Songs of Innocence and of Experience

Songs of Innocence and of Experience Summary and Analysis of "The Tyger"

Summary

In this counterpart poem to “The Lamb” in Songs of Innocence, Blake offers another view of God through His creation. Whereas the lamb implied God’s tenderness and mercy, the tiger suggests His ferocity and power. The speaker again asks questions of the subject: “What immortal hand or eye/Could frame thy fearful symmetry?” The questions continue throughout the poem, with the answers implied in the final question that is not a repetition of an earlier question: “Did he who made the Lamb make thee?” The same God who made the gentle, obedient lamb also made the frightening, powerful, and bloody-minded tiger, and whereas the lamb was simply “made,” the tiger is forged: “What the hammer? what the chain?/ In what furnace was thy brain?”

Analysis

The use of smithing imagery for the creation of the tiger hearkens to Blake’s own oft-written contrast between the natural world and the industrialism of the London of his day. While the creator is still God, the means of creation for so dangerous a creature is mechanical rather than natural. Technology may be a benefit to mankind in many ways, but within it still holds deadly potential.
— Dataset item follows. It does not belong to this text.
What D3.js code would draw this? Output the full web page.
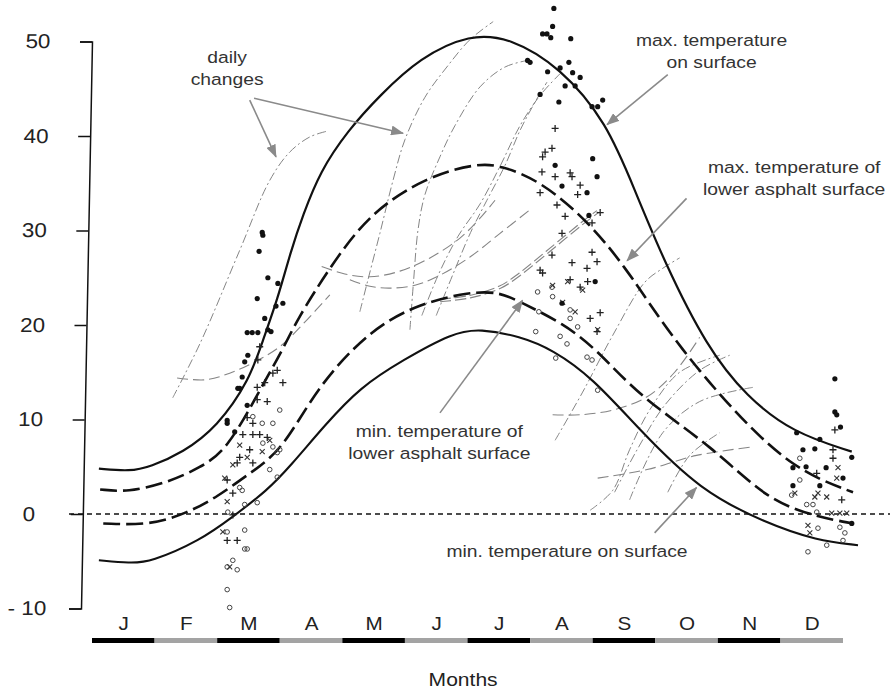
<!DOCTYPE html>
<html>
<head>
<meta charset="utf-8">
<script src="https://cdn.jsdelivr.net/npm/d3@7"></script>
<style>
  body { margin: 0; background: #fff; }
  svg { display: block; font-family: "Liberation Sans", Arial, sans-serif; }
</style>
</head>
<body>
<div id="chart"></div>
<script>
const months = ["J", "F", "M", "A", "M", "J", "J", "A", "S", "O", "N", "D"];
const yTicks = [50, 40, 30, 20, 10, 0, -10];

// [month, °C]
const maxSurface = [[0.11,4.8],[0.61,4.5],[0.93,5.0],[1.45,6.5],[2.00,9.2],[2.52,14.2],[2.73,18.4],[2.96,22.6],[3.18,27.9],[3.37,31.6],[3.64,36.2],[4.09,40.6],[4.60,44.3],[5.24,48.3],[6.04,50.8],[6.68,50.4],[7.48,47.3],[8.23,41.4],[8.67,34.3],[9.15,26.6],[9.82,17.7],[10.46,12.4],[11.20,8.6],[12.14,6.6]];
const maxLower = [[0.13,2.6],[0.56,2.3],[1.20,3.3],[1.73,4.9],[2.16,6.8],[2.68,13.1],[3.05,17.4],[3.27,20.5],[3.80,26.1],[4.44,31.9],[5.35,35.7],[6.15,37.1],[6.52,36.9],[7.16,35.3],[7.96,30.8],[8.55,25.8],[8.87,22.6],[9.39,17.7],[10.19,11.3],[11.20,4.7],[12.16,2.3]];
const minLower = [[0.18,-1.0],[0.93,-1.2],[1.52,0.1],[2.00,1.8],[2.52,4.3],[3.05,6.8],[3.59,13.4],[4.44,19.5],[5.24,22.3],[6.04,23.5],[6.52,23.5],[6.88,22.3],[7.52,20.2],[8.07,17.4],[8.75,12.4],[9.92,7.1],[10.78,1.5],[11.58,-0.3],[12.16,-1.0]];
const minSurface = [[0.11,-4.9],[0.61,-5.2],[0.93,-5.1],[1.73,-2.8],[2.25,-0.3],[2.80,2.5],[3.16,5.0],[3.72,9.4],[4.28,13.4],[4.97,16.3],[5.77,19.2],[6.20,19.6],[6.84,18.8],[7.36,17.4],[8.00,14.4],[8.75,8.9],[9.71,2.5],[10.78,-1.0],[11.58,-2.8],[12.24,-3.3]];

// measured points
const dots = [[2.72,29.8],[2.73,29.5],[2.67,27.8],[2.81,25.0],[2.97,24.4],[2.64,22.8],[2.94,22.0],[3.05,22.3],[2.76,20.7],[2.81,19.5],[2.86,19.3],[2.48,19.2],[2.56,19.2],[2.65,19.2],[2.49,16.8],[2.44,16.1],[2.40,14.5],[2.33,13.3],[2.36,13.3],[2.48,11.5],[2.16,9.9],[2.16,9.6],[2.28,8.7],
  [7.38,53.5],[7.36,51.6],[7.20,50.8],[7.27,50.8],[7.33,50.4],[7.65,50.3],[6.96,48.0],[7.00,47.8],[7.62,47.8],[7.28,46.8],[7.48,47.2],[7.68,46.7],[7.80,46.2],[7.56,45.3],[7.72,45.3],[7.16,44.4],[7.46,43.6],[8.16,43.8],[7.99,43.1],[8.08,43.1],[8.00,37.6],[7.40,36.9],[8.07,35.7],[7.51,34.7],[7.91,34.0],[7.94,31.6],[8.04,24.6],[7.51,22.3],
  [11.87,14.3],[11.87,10.8],[11.90,10.5],[11.96,9.2],[11.26,8.6],[11.63,7.9],[11.36,6.8],[11.55,6.9],[12.14,6.0],[11.73,4.9],[11.41,5.0],[12.00,3.8],[11.20,3.0],[11.63,3.0],[12.14,-1.0],[11.20,4.9]];
const pluses = [[2.68,17.7],[2.65,16.3],[2.64,13.4],[2.76,13.9],[3.05,13.9],[2.89,14.9],[2.96,15.2],[2.64,12.1],[2.80,11.9],[2.48,10.2],[2.57,9.6],[2.57,8.4],[2.41,8.4],[2.68,8.4],[2.80,8.1],[2.36,6.0],[2.32,5.4],[2.52,6.8],[2.57,5.4],[2.16,3.6],[2.25,2.2],[2.25,-0.1],[2.16,-2.8],[2.32,-2.8],
  [7.40,40.8],[7.35,38.7],[7.24,38.3],[7.20,37.8],[7.19,36.2],[7.64,36.1],[7.67,35.7],[7.40,35.7],[7.80,34.8],[7.76,33.8],[7.16,34.0],[7.43,32.7],[7.56,31.5],[8.12,31.9],[7.51,29.7],[7.99,30.8],[7.16,25.8],[7.20,25.5],[7.67,26.6],[7.91,26.0],[7.99,27.7],[8.07,26.7],[7.35,27.4],[7.80,24.0],[7.64,24.8],[7.92,24.6],[8.12,21.3],[7.96,20.7],[8.07,19.3],
  [11.87,8.9],[11.84,5.9],[11.84,6.8],[11.98,1.5],[11.58,4.3]];
const crosses = [[2.48,6.0],[2.25,5.2],[2.12,3.8],[2.16,1.3],[2.09,-1.9],[2.20,-5.6],[2.36,7.3],[2.84,7.8],[2.72,6.6],
  [7.60,24.6],[7.52,22.4],[7.36,24.2],[7.84,23.7],[8.08,19.5],[7.72,21.4],
  [11.92,4.9],[11.90,3.8],[11.60,2.2],[11.74,1.8],[11.55,1.8],[11.82,0.1],[12.06,0.1],[11.95,0.1],[11.23,2.2],[11.44,-1.2],[11.47,-2.0]];
const rings = [[3.00,11.0],[2.57,10.3],[2.72,9.6],[2.89,9.6],[2.73,7.5],[2.89,7.1],[2.96,6.5],[3.00,6.8],[2.84,4.7],[2.96,3.9],[2.36,2.8],[2.40,2.5],[2.64,1.2],[2.44,1.0],[2.17,0.2],[2.44,-1.7],[2.16,-1.9],[2.48,-3.7],[2.44,-3.7],[2.25,-4.9],[2.16,-5.6],[2.32,-5.9],[2.16,-8.0],[2.20,-9.9],
  [7.12,23.5],[7.36,23.0],[7.14,21.4],[7.09,19.3],[7.48,18.8],[7.59,18.0],[7.41,16.5],[7.91,16.6],[7.99,16.3],[8.08,13.1],[7.64,20.7],[7.76,19.8],[7.35,24.0],[7.64,21.6],
  [11.31,5.9],[11.31,3.6],[11.42,1.0],[11.52,1.0],[11.60,-1.5],[11.44,-4.0],[12.00,-2.8],[11.74,-3.3],[11.18,2.0],[11.58,0.2],[11.95,-1.4],[12.03,-2.0]];

// daily changes
const dailyDashDot = [
  [[1.29,12.3],[1.73,18.1],[2.36,27.9],[2.84,35.3],[3.16,38.3],[3.48,39.9],[3.75,40.5]],
  [[4.28,21.4],[4.41,24.8],[4.60,29.7],[4.81,35.3],[5.00,39.6],[5.32,44.1],[5.67,47.3],[6.04,50.2],[6.41,52.1]],
  [[5.08,19.5],[5.14,24.8],[5.21,30.1],[5.32,33.8],[5.56,37.8],[5.80,41.1],[6.20,45.2],[6.60,47.3],[6.96,48.0]],
  [[5.27,21.0],[5.54,25.4],[5.85,29.4],[6.20,32.8],[6.52,36.8],[6.84,41.1],[7.16,44.3],[7.48,46.6]],
  [[5.50,21.0],[5.77,25.4],[6.05,29.8],[6.31,33.2],[6.60,36.9],[6.84,40.6],[7.08,43.6],[7.27,45.7]],
  [[7.40,7.8],[7.84,12.9],[8.32,18.9],[8.83,24.5],[9.12,26.0],[9.39,27.1]],
  [[7.96,0.4],[8.32,2.5],[8.59,6.8],[8.91,11.0],[9.39,15.0],[10.03,16.8]],
  [[8.59,1.5],[9.12,8.6],[9.71,11.9],[10.56,13.4]],
  [[9.20,2.3],[9.55,6.2],[10.03,8.6]],
  [[8.35,2.3],[8.71,6.8],[9.15,11.5],[9.71,15.2],[10.19,16.8]]
];
const dailyLongDash = [
  [[1.36,14.4],[1.81,14.2],[2.20,14.9],[2.60,16.1],[3.00,17.7],[3.40,20.3],[3.80,23.2]],
  [[3.67,26.2],[4.04,25.4],[4.44,25.1],[4.92,25.7],[5.40,27.1],[5.88,29.2],[6.20,31.3],[6.44,33.2]],
  [[4.12,24.8],[4.44,24.1],[4.76,23.9],[5.16,24.2],[5.51,25.1],[6.04,27.2],[6.52,29.7],[7.00,32.2]],
  [[7.36,10.5],[7.80,10.5],[8.32,11.0],[8.87,12.4],[9.31,15.0],[9.71,18.7]],
  [[8.08,3.8],[8.87,4.7],[9.66,6.2],[10.56,7.1]]
];
const dailyDouble = [
  [[5.56,22.6],[6.04,23.0],[6.52,24.0],[6.84,25.4],[7.27,27.7],[7.84,30.8],[8.08,32.0]]
];

// annotations: [text lines], anchor [month, °C] of first baseline, arrows [from, to]
const notes = [
  { lines: ["daily", "changes"], at: [2.16, 47.7] },
  { lines: ["max. temperature", "on surface"], at: [9.90, 49.5] },
  { lines: ["max. temperature of", "lower asphalt surface"], at: [11.22, 36.1] },
  { lines: ["min. temperature of", "lower asphalt surface"], at: [5.55, 8.1] },
  { lines: ["min. temperature on surface"], at: [7.59, -4.6] }
];
const arrows = [
  [[2.52, 43.8], [2.94, 37.8]],
  [[2.59, 44.0], [4.97, 40.3]],
  [[9.20, 46.5], [8.23, 41.2]],
  [[9.50, 33.4], [8.55, 26.8]],
  [[5.56, 10.7], [6.88, 22.6]],
  [[8.99, -2.0], [9.66, 2.8]]
];

const width = 890, height = 691;
const stretch = 1.17;

const svg = d3.select("#chart").append("svg")
  .attr("width", width)
  .attr("height", height);

const x = d3.scaleLinear().domain([0, 12]).range([92, 843]);
const y = d3.scaleLinear().domain([-10, 50]).range([608.5, 41.5]);

svg.append("defs").append("marker")
  .attr("id", "head")
  .attr("markerUnits", "userSpaceOnUse")
  .attr("markerWidth", 13).attr("markerHeight", 10)
  .attr("refX", 12).attr("refY", 5)
  .attr("orient", "auto")
  .append("path")
  .attr("d", "M0,0L13,5L0,10Z")
  .attr("fill", "#8a8a8a");

// zero line
svg.append("line")
  .attr("x1", 69).attr("x2", width)
  .attr("y1", y(0)).attr("y2", y(0))
  .attr("stroke", "#111")
  .attr("stroke-width", 1.4)
  .attr("stroke-dasharray", "5,4");

const smooth = d3.line()
  .x(d => x(d[0]))
  .y(d => y(d[1]))
  .curve(d3.curveCatmullRom.alpha(0.5));
const soft = d3.line()
  .x(d => x(d[0]))
  .y(d => y(d[1]))
  .curve(d3.curveBasis);

// daily change lines
dailyDashDot.forEach(l => {
  svg.append("path").datum(l)
    .attr("d", smooth).attr("fill", "none")
    .attr("stroke", "#858585").attr("stroke-width", 1)
    .attr("stroke-dasharray", "9,3,2,3");
});
dailyLongDash.forEach(l => {
  svg.append("path").datum(l)
    .attr("d", smooth).attr("fill", "none")
    .attr("stroke", "#858585").attr("stroke-width", 1.1)
    .attr("stroke-dasharray", "11,5");
});
dailyDouble.forEach(l => {
  svg.append("path").datum(l)
    .attr("d", smooth).attr("fill", "none")
    .attr("stroke", "#858585").attr("stroke-width", 3.6)
    .attr("stroke-dasharray", "11,4");
  svg.append("path").datum(l)
    .attr("d", smooth).attr("fill", "none")
    .attr("stroke", "#fff").attr("stroke-width", 1.4);
});

// main curves
const curves = [
  { data: maxSurface, w: 2.2, dash: null },
  { data: maxLower, w: 2.6, dash: "17,6" },
  { data: minLower, w: 2.6, dash: "17,6" },
  { data: minSurface, w: 2.1, dash: null }
];
curves.forEach(c => {
  svg.append("path").datum(c.data)
    .attr("d", soft).attr("fill", "none")
    .attr("stroke", "#111").attr("stroke-width", c.w)
    .attr("stroke-dasharray", c.dash);
});

// measured points
svg.append("g").selectAll("circle").data(rings).join("circle")
  .attr("cx", d => x(d[0])).attr("cy", d => y(d[1])).attr("r", 2.3)
  .attr("fill", "none").attr("stroke", "#444").attr("stroke-width", 1);
svg.append("g").selectAll("path").data(crosses).join("path")
  .attr("transform", d => `translate(${x(d[0])},${y(d[1])})`)
  .attr("d", "M-2.5,-2.5L2.5,2.5M-2.5,2.5L2.5,-2.5")
  .attr("stroke", "#333").attr("stroke-width", 1.1);
svg.append("g").selectAll("path").data(pluses).join("path")
  .attr("transform", d => `translate(${x(d[0])},${y(d[1])})`)
  .attr("d", "M-3.5,0H3.5M0,-3.5V3.5")
  .attr("stroke", "#222").attr("stroke-width", 1.3);
svg.append("g").selectAll("circle").data(dots).join("circle")
  .attr("cx", d => x(d[0])).attr("cy", d => y(d[1])).attr("r", 2.6)
  .attr("fill", "#111");

// y axis (slightly leaning, as in the scan)
const yAxis = d3.axisLeft(y)
  .tickValues(yTicks)
  .tickSize(12)
  .tickPadding(0)
  .tickFormat(d => d < 0 ? "- " + Math.abs(d) : d);
const gy = svg.append("g")
  .attr("transform", "translate(92.8,0) skewX(-1.11)")
  .call(yAxis);
gy.select(".domain").attr("stroke", "#111").attr("stroke-width", 1.5);
gy.selectAll(".tick line").attr("stroke", "#111").attr("stroke-width", 1.5);
gy.selectAll(".tick text")
  .attr("x", -54 / 1.12)
  .attr("text-anchor", "middle")
  .attr("transform", "scale(1.12,1)")
  .attr("fill", "#222")
  .style("font-size", "20px")
  .style("font-family", "'Liberation Sans', Arial, sans-serif");

// month bar and labels
const bar = svg.append("g");
bar.selectAll("rect").data(months).join("rect")
  .attr("x", (d, i) => x(i))
  .attr("width", (d, i) => x(i + 1) - x(i))
  .attr("y", 638).attr("height", 5)
  .attr("fill", (d, i) => i % 2 === 0 ? "#000" : "#a3a3a3");

const xAxis = d3.axisBottom(x)
  .tickValues(d3.range(12).map(i => i + 0.5))
  .tickSize(0)
  .tickPadding(2)
  .tickFormat((d, i) => months[i]);
const gx = svg.append("g").attr("transform", "translate(0,615)").call(xAxis);
gx.select(".domain").remove();
gx.selectAll(".tick text")
  .attr("transform", "scale(1.15,1)")
  .attr("fill", "#222")
  .style("font-size", "18px")
  .style("font-family", "'Liberation Sans', Arial, sans-serif");

svg.append("text")
  .attr("transform", `translate(${x(5.93)},686) scale(1.17,1)`)
  .attr("text-anchor", "middle")
  .attr("fill", "#222")
  .style("font-size", "18px")
  .text("Months");

// annotations
arrows.forEach(a => {
  svg.append("line")
    .attr("x1", x(a[0][0])).attr("y1", y(a[0][1]))
    .attr("x2", x(a[1][0])).attr("y2", y(a[1][1]))
    .attr("stroke", "#8a8a8a").attr("stroke-width", 1.6)
    .attr("marker-end", "url(#head)");
});
notes.forEach(n => {
  n.lines.forEach((t, i) => {
    svg.append("text")
      .attr("transform", `translate(${x(n.at[0])},${y(n.at[1]) + i * 22}) scale(${stretch},1)`)
      .attr("text-anchor", "middle")
      .attr("fill", "#333")
      .style("font-size", "16.5px")
      .text(t);
  });
});
</script>
</body>
</html>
In form and content, "The Tyger" also parallels the Biblical book of Job. Job, too, was confronted by the sheer awe and power of God, who asks the suffering man a similar series of rhetorical questions designed to lead Job not to an answer, but to an understanding of the limitations inherent in human wisdom. This limitation is forced into view by the final paradox: "Did he who made the Lamb make thee?" Can the God of Innocence also be the God of Experience? If so, how can mere mortals, trapped in one state or the other, ever hope to understand this God?

"The Tyger" follows an AABB rhyme scheme throughout, but with the somewhat problematic first and last stanzas rhyming "eye" with "symmetry." This jarring near rhyme puts the reader in an uneasy spot from the beginning and returns him to it at the end, thus foreshadowing and concluding the experience of reading "The Tyger" as one of discomfort.